Am 16. April 2006 wurde Ermyas M. in Potsdam lebensgefährlich verletzt. Der deutsche Staatsbürger äthiopischer Herkunft war bewusstlos mit schweren Verletzungen in der Nähe des Bahnhofs Charlottenhof aufgefunden worden. Auf der Mailbox des Handys seiner Freundin, die M. kurz zuvor angerufen hatte, waren die Stimmen zweier Männer zu hören, die ihn rassistisch beschimpften. Er selbst kann sich bis heute an nichts erinnern. Bald werden zwei Tatverdächtige ermittelt, festgenommen und später angeklagt.
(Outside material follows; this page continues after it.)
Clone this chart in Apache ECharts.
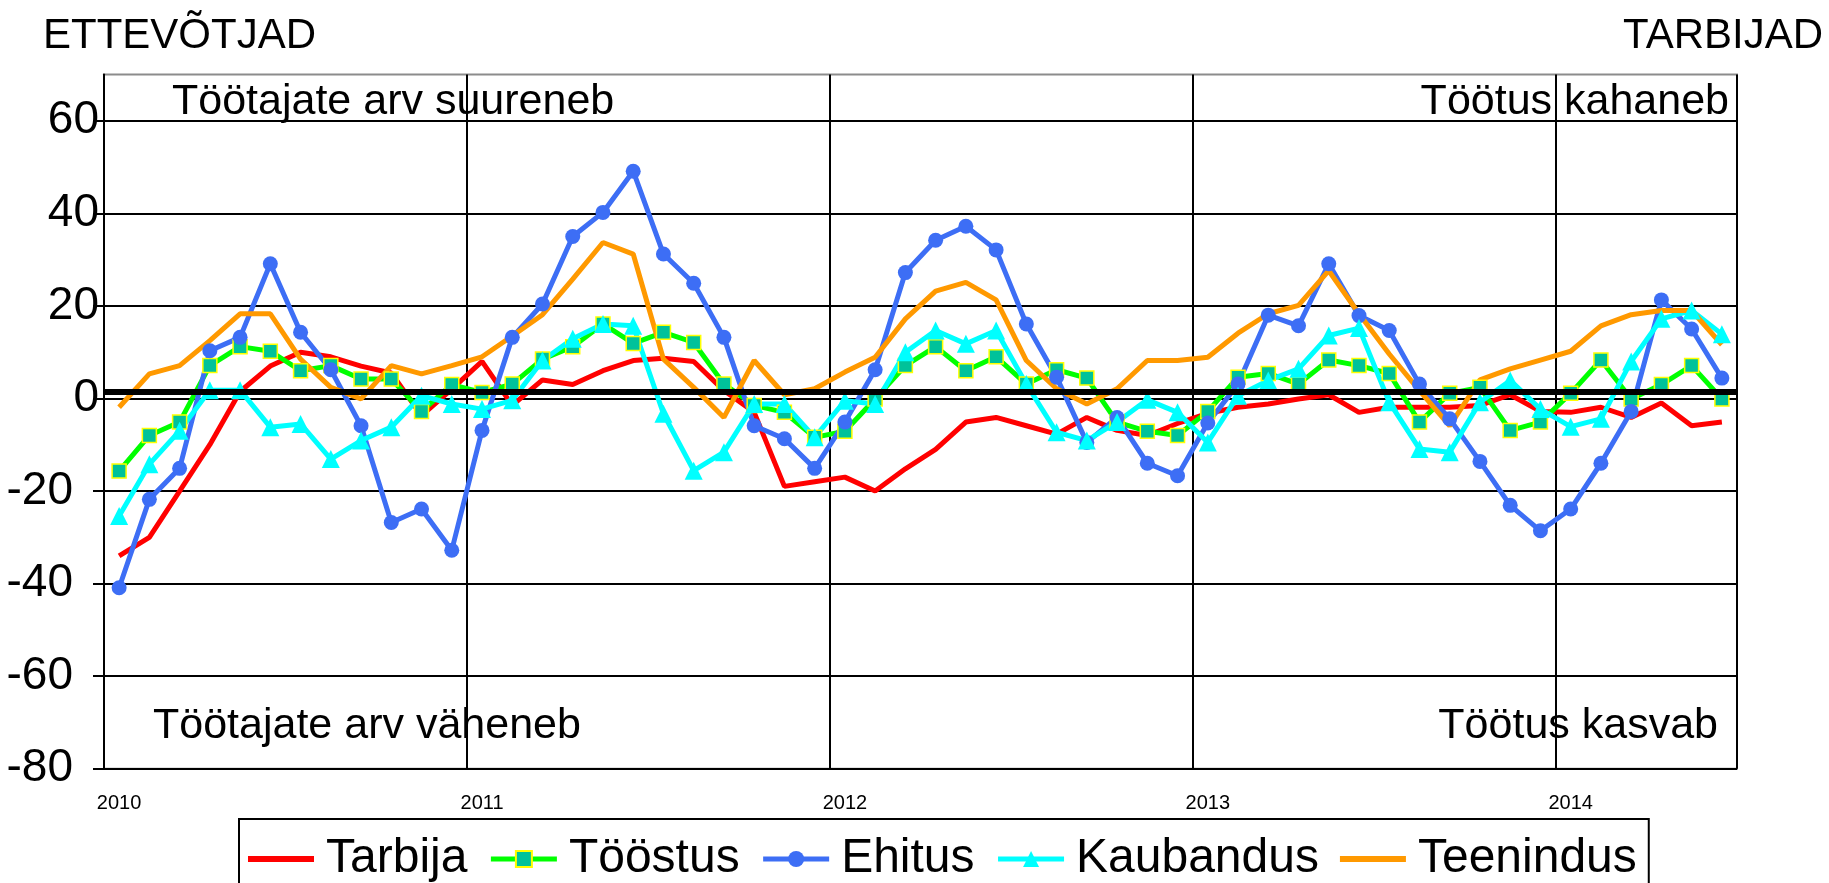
<!DOCTYPE html>
<html>
<head>
<meta charset="utf-8">
<script src="https://cdn.jsdelivr.net/npm/echarts@6.0.0/dist/echarts.min.js"></script>
<style>
  html, body { margin: 0; padding: 0; background: #fff; }
  #main { width: 1829px; height: 883px; }
</style>
</head>
<body>
<div id="main"></div>
<script>
// kuud 2010 jaanuar ... 2014 juuni
const years = ['2010', '2011', '2012', '2013', '2014']
const monthCodes = ['01', '02', '03', '04', '05', '06', '07', '08', '09', '10', '11', '12']
const months = []
years.forEach(function (y, k) {
  const n = k === years.length - 1 ? 6 : 12
  for (let m = 0; m < n; m++) months.push(y + '-' + monthCodes[m])
})

const tarbija = [-34, -30, -20, -10, 1.5, 7, 10, 9, 7, 5.5, -3.7, 2, 8, -1.5, 4, 3, 6, 8.2, 8.7, 8, 1.7, -3, -19, -18, -17, -20, -15.2, -11, -5.1, -4.1, -5.9, -7.7, -4.1, -6.9, -8, -5.4, -3.2, -1.9, -1.2, -0.1, 0.8, -3, -1.9, -1.9, -1.9, -1.5, 0.8, -2.8, -3, -1.9, -4.1, -1, -5.9, -5.1]
const toostus = [-15.7, -8, -5.1, 7.1, 11.2, 10.2, 6, 7.1, 4.2, 4.2, -2.8, 3, 1.3, 3.1, 8.5, 11.2, 16.1, 11.9, 14.3, 12.1, 3.1, -1.5, -3, -8.4, -7.1, -0.1, 7.1, 11.2, 6, 9, 3.1, 6.2, 4.4, -5.1, -7.1, -8, -2.8, 4.6, 5.4, 3.1, 8.3, 7.1, 5.4, -5.1, 1.1, 2.4, -6.9, -5.1, 1.1, 8.3, -0.1, 3, 7.1, -0.1]
const ehitus = [-40.9, -21.8, -15.1, 10.3, 13.2, 29.1, 14.3, 6.2, -5.9, -26.8, -23.9, -32.8, -6.9, 13.2, 20.4, 35, 40.2, 49.1, 31.2, 24.9, 13.2, -5.9, -8.7, -15.1, -5.1, 6.2, 27.2, 34.2, 37.2, 32.1, 16.1, 4.6, -9.5, -4.1, -14, -16.7, -5.3, 3.1, 18, 15.7, 29.1, 17.9, 14.7, 3.1, -4.4, -13.6, -23.1, -28.6, -23.9, -14, -2.8, 21.3, 15, 4.4]
const kaubandus = [-25.4, -14.2, -7, 1.8, 1.8, -6.2, -5.5, -13.1, -9.1, -6.2, 0.6, -1.2, -2.3, -0.4, 8.2, 12.9, 16.1, 15.7, -3.3, -15.6, -11.6, -1.2, -1.2, -8.4, -0.5, -1.2, 10, 14.7, 11.8, 14.7, 3.1, -7.3, -9.1, -5.1, -0.3, -3, -9.5, 0.6, 3.9, 6.4, 13.6, 15.2, -0.8, -10.9, -11.6, -0.8, 3.9, -2.3, -6.1, -4.4, 8, 17.2, 19, 13.9]
const teenindus = [-1.9, 5.3, 7.1, 12.5, 18.3, 18.3, 8.5, 2.4, -0.1, 7.1, 5.3, 7.1, 9, 13.5, 18.1, 25.8, 33.7, 31.2, 8.5, 2.4, -4.1, 8.2, 0.8, 2.1, 5.7, 8.9, 17.2, 23.2, 25.1, 21.3, 8.2, 2.1, -1.2, 2.1, 8.2, 8.2, 8.9, 14.1, 18.3, 20.1, 27.6, 18.3, 9.6, 1.7, -5.9, 4, 6.4, 8.3, 10.2, 15.7, 18.1, 19, 19, 11.6]
const keskmine = 1.5

const font = 'Liberation Sans, Arial, sans-serif'
const lineIcon = 'path://M0 0H66V6H0Z'

let myChart = echarts.init(document.getElementById('main'))

let option = {
  animation: false,
  backgroundColor: '#fff',
  grid: {
    left: 104,
    right: 92,
    top: 74.5,
    bottom: 114.3,
    show: true,
    borderColor: '#8c8c8c',
    borderWidth: 2,
  },
  legend: {
    data: [
      { name: 'Tarbija', icon: lineIcon },
      'Tööstus',
      'Ehitus',
      'Kaubandus',
      { name: 'Teenindus', icon: lineIcon },
    ],
    left: 239,
    top: 819,
    padding: [16, 12, 24, 9],
    itemGap: 21,
    itemWidth: 66,
    itemHeight: 20,
    borderColor: '#000',
    borderWidth: 2,
    lineStyle: { width: 5 },
    textStyle: { fontSize: 48, color: '#000', fontFamily: font, padding: [0, 0, 0, 7] },
  },
  xAxis: {
    type: 'category',
    boundaryGap: true,
    data: months,
    axisLine: { show: false },
    axisTick: { show: false },
    axisLabel: {
      interval: function (i) { return i % 12 === 0 },
      formatter: function (v) { return v.slice(0, 4) },
      fontSize: 20,
      color: '#000',
      fontFamily: font,
      margin: 25,
    },
    splitLine: {
      show: true,
      interval: function (i) { return i % 12 === 0 },
      lineStyle: { color: '#000', width: 2 },
    },
  },
  yAxis: {
    type: 'value',
    min: -80,
    max: 70,
    interval: 20,
    axisLine: { show: true, lineStyle: { color: '#000', width: 2 } },
    axisTick: { show: true, length: 11, lineStyle: { color: '#000', width: 2 } },
    axisLabel: {
      fontSize: 46,
      color: '#000',
      fontFamily: font,
      margin: 5,
      showMaxLabel: false,
      formatter: function (v) {
        if (v === 70) return ''
        return v < 0 ? '{neg|' + v + '}' : String(v)
      },
      rich: {
        neg: { fontSize: 46, fontFamily: font, color: '#000', padding: [0, 26, 0, 0] },
      },
    },
    splitLine: { show: true, showMaxLine: false, lineStyle: { color: '#000', width: 2 } },
  },
  graphic: [
    { type: 'text', left: 43, top: 15, style: { text: 'ETTEVÕTJAD', font: '42px ' + font, fill: '#000' } },
    { type: 'text', right: 6, top: 15, style: { text: 'TARBIJAD', font: '42px ' + font, fill: '#000' } },
    { type: 'text', left: 172, top: 81, style: { text: 'Töötajate arv suureneb', font: '43px ' + font, fill: '#000' } },
    { type: 'text', right: 100, top: 81, style: { text: 'Töötus kahaneb', font: '43px ' + font, fill: '#000' } },
    { type: 'text', left: 153, top: 705, style: { text: 'Töötajate arv väheneb', font: '43px ' + font, fill: '#000' } },
    { type: 'text', right: 111, top: 705, style: { text: 'Töötus kasvab', font: '43px ' + font, fill: '#000' } },
  ],
  series: [
    {
      name: 'Tarbija',
      type: 'line',
      data: tarbija,
      symbol: 'none',
      lineStyle: { color: '#ff0000', width: 5 },
      itemStyle: { color: '#ff0000' },
    },
    {
      name: 'Tööstus',
      type: 'line',
      data: toostus,
      symbol: 'rect',
      symbolSize: 14,
      lineStyle: { color: '#00ff00', width: 5 },
      itemStyle: { color: '#00c29a', borderColor: '#ffff00', borderWidth: 1.5 },
    },
    {
      name: 'Ehitus',
      type: 'line',
      data: ehitus,
      symbol: 'circle',
      symbolSize: 15,
      lineStyle: { color: '#3d6ef5', width: 5 },
      itemStyle: { color: '#3d6ef5' },
    },
    {
      name: 'Kaubandus',
      type: 'line',
      data: kaubandus,
      symbol: 'triangle',
      symbolSize: 18,
      lineStyle: { color: '#00ffff', width: 5 },
      itemStyle: { color: '#00ffff' },
    },
    {
      name: 'Teenindus',
      type: 'line',
      data: teenindus,
      symbol: 'none',
      lineStyle: { color: '#ff9900', width: 5 },
      itemStyle: { color: '#ff9900' },
      markLine: {
        silent: true,
        symbol: 'none',
        label: { show: false },
        lineStyle: { color: '#000', width: 6, type: 'solid' },
        data: [{ yAxis: keskmine }],
      },
    },
  ],
}

myChart.setOption(option)
</script>
</body>
</html>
In einer 52-seitigen Broschüre hat der Brandenburger Verein Opferperspektive den »Fall Ermyas M.« genau analysiert. Die Organisation, die sich für Menschen einsetzt, die von rassistischer Gewalt betroffen waren, rekapituliert den Mediendiskurs, die juristische Aufarbeitung und die Folgen des Falles. Sie zeigt, wie die bundesweite Empörung nach der Gewalttat der Angst vor einem Imageschaden wenige Wochen vor Beginn der Fußballweltmeisterschaft weicht. Für große Aufregung sorgte die Erklärung des früheren Regierungssprechers we-Karsten Heye, dass es in Brandenburg Regionen gebe, die Menschen mit dunkler Hautfarbe womöglich nicht lebend verlassen. Ermyas M. war zu dieser Zeit schon kräftig demontiert worden. Längst standen seine Promillewerte in der Tatnacht im Mittelpunkt des Interesses. Die Frage, ob er so womöglich zumindest eine Teilschuld an seinen Verletzungen trägt, war da nicht mehr weit. Rassismus verschwindet zunehmend aus der Betrachtung des Falles,wie die Soziologin Beate Selders die Entwicklung in dem ausführlichen Dossier nachzeichnet. So zitiert sie exemplarisch den »Tagesspiegel«, der im Juni 2007 über M. schrieb: »Die Rolle, die ihm zugedacht worden ist – das edle Vorzeigeopfer –, kann der Potsdamer nicht erfüllen.«
Rückschlag für Antira-Arbeit
Auch in der Gerichtsverhandlung wurde das Opfer weiter demontiert. Ein Verteidiger der beiden Angeklagten regte gar an, die Kosten des Verfahrens auf Ermyas M. abzuwälzen, weil kein öffentliches Interesse an dem Verfahren bestehe. So war es nicht verwunderlich, dass die beiden Verdächtigten am 15. Juni 2007 nach 20 Verhandlungstagen aus Mangel an Beweisen freigesprochen wurden. Für die Öffentlichkeit war der Fall damit abgeschlossen. Für die antirassistische Arbeit jedoch bedeuteten die mediale Aufarbeitung und das Gerichtsverfahren einen schweren Rückschlag, lautet das Fazit der Opferperspektive. Das zeigt sich schon in ihrer alltäglichen Arbeit. So habe die Bereitschaft, rechte Gewalt anzuzeigen, wieder nachgelassen. »Häufiger als früher trifft man auf die Haltung, es sei zwecklos, die Täter würden nicht verurteilt, die Opfer dagegen öffentlich in den Dreck gezogen und selbst für den Angriff verantwortlich gemacht.« Das wird nicht die einzige Folge bleiben, fürchtet der Opferverein. Auch die in der letzten Zeit gewachsene Sensibilisierung der Polizei für rassistisch motivierte Gewalt drohe nun wieder zu verflachen.